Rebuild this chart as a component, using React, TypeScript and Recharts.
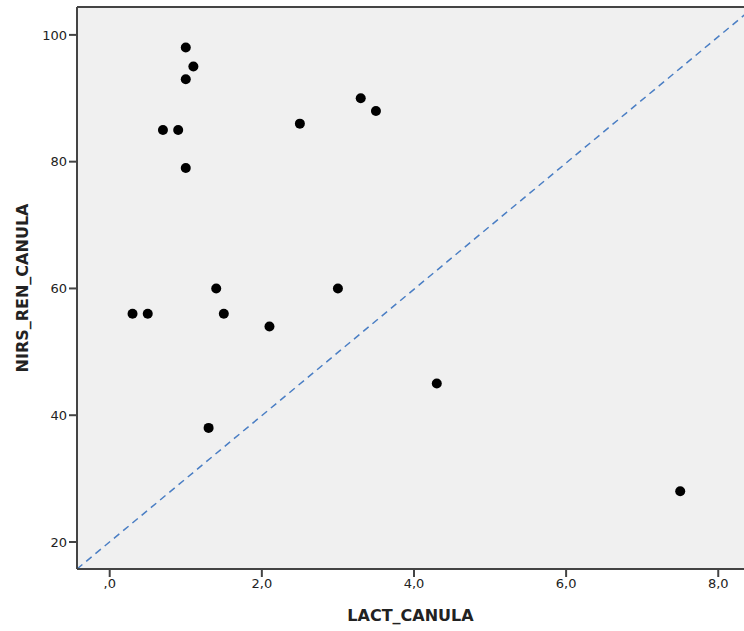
import {
  CartesianGrid,
  ReferenceLine,
  Scatter,
  ScatterChart,
  XAxis,
  YAxis,
} from "recharts";

const lactCanula = [1.0, 1.1, 1.0, 0.7, 0.9, 1.0, 2.5, 3.3, 3.5, 0.3, 0.5, 1.4, 1.5, 3.0, 2.1, 4.3, 1.3, 7.5];
const nirsRenCanula = [98, 95, 93, 85, 85, 79, 86, 90, 88, 56, 56, 60, 56, 60, 54, 45, 38, 28];
const xTicks = [0, 2, 4, 6, 8];
const yTicks = [20, 40, 60, 80, 100];

const points = lactCanula.map((x, i) => ({ x, y: nirsRenCanula[i] }));

const X_MIN = -0.43;
const X_MAX = 8.47;
const Y_MIN = 15.74;
const Y_MAX = 104.4;

const axisColor = "#444";
const font = "DejaVu Sans, Verdana, sans-serif";

// SPSS style decimal comma: 0 -> ",0", 2 -> "2,0"
const fmt = (v: number) => (v === 0 ? ",0" : v.toFixed(1).replace(".", ","));

export default function App() {
  return (
    <div
      style={{
        position: "absolute",
        left: 0,
        top: 0,
        width: 744,
        height: 631,
        overflow: "hidden",
        background: "#fff",
      }}
    >
      <ScatterChart
        width={760}
        height={631}
        margin={{ top: 7, right: 6, bottom: 0, left: 0 }}
      >
        <CartesianGrid horizontal={false} vertical={false} fill="#f0f0f0" />
        <XAxis
          type="number"
          dataKey="x"
          domain={[X_MIN, X_MAX]}
          ticks={xTicks}
          tickFormatter={fmt}
          height={62}
          stroke={axisColor}
          strokeWidth={2}
          tickSize={8}
          tick={{ fill: "#222", fontSize: 13, fontFamily: font }}
          allowDataOverflow
          label={{
            value: "LACT_CANULA",
            position: "insideBottom",
            offset: 10,
            dx: -5,
            style: { fill: "#222", fontSize: 16, fontWeight: "bold", fontFamily: font },
          }}
        />
        <YAxis
          type="number"
          dataKey="y"
          domain={[Y_MIN, Y_MAX]}
          ticks={yTicks}
          width={77}
          stroke={axisColor}
          strokeWidth={2}
          tickSize={8}
          tick={{ fill: "#222", fontSize: 13, fontFamily: font }}
          allowDataOverflow
          label={{
            value: "NIRS_REN_CANULA",
            angle: -90,
            position: "insideLeft",
            offset: 22,
            style: {
              fill: "#222",
              fontSize: 16,
              fontWeight: "bold",
              fontFamily: font,
              textAnchor: "middle",
            },
          }}
        />
        <ReferenceLine y={Y_MAX} stroke={axisColor} strokeWidth={2} ifOverflow="visible" />
        <ReferenceLine
          segment={[
            { x: X_MIN, y: Y_MIN },
            { x: X_MAX, y: Y_MAX },
          ]}
          stroke="#4a7ec4"
          strokeWidth={1.5}
          strokeDasharray="7 5"
          ifOverflow="visible"
        />
        <Scatter
          data={points}
          fill="#000"
          isAnimationActive={false}
          shape={(p: any) => <circle cx={p.cx} cy={p.cy} r={5} fill="#000" />}
        />
      </ScatterChart>
    </div>
  );
}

—————

■ Your goal ■
Give again, exactly, the lines from the start of the data through the one holding "const fmt = (v: number)"; omit the pictures.

■ Solution for this problem ■
Rebuild this chart as a component, using React, TypeScript and Recharts.
import {
  CartesianGrid,
  ReferenceLine,
  Scatter,
  ScatterChart,
  XAxis,
  YAxis,
} from "recharts";

const lactCanula = [1.0, 1.1, 1.0, 0.7, 0.9, 1.0, 2.5, 3.3, 3.5, 0.3, 0.5, 1.4, 1.5, 3.0, 2.1, 4.3, 1.3, 7.5];
const nirsRenCanula = [98, 95, 93, 85, 85, 79, 86, 90, 88, 56, 56, 60, 56, 60, 54, 45, 38, 28];
const xTicks = [0, 2, 4, 6, 8];
const yTicks = [20, 40, 60, 80, 100];

const points = lactCanula.map((x, i) => ({ x, y: nirsRenCanula[i] }));

const X_MIN = -0.43;
const X_MAX = 8.47;
const Y_MIN = 15.74;
const Y_MAX = 104.4;

const axisColor = "#444";
const font = "DejaVu Sans, Verdana, sans-serif";

// SPSS style decimal comma: 0 -> ",0", 2 -> "2,0"
const fmt = (v: number) => (v === 0 ? ",0" : v.toFixed(1).replace(".", ","));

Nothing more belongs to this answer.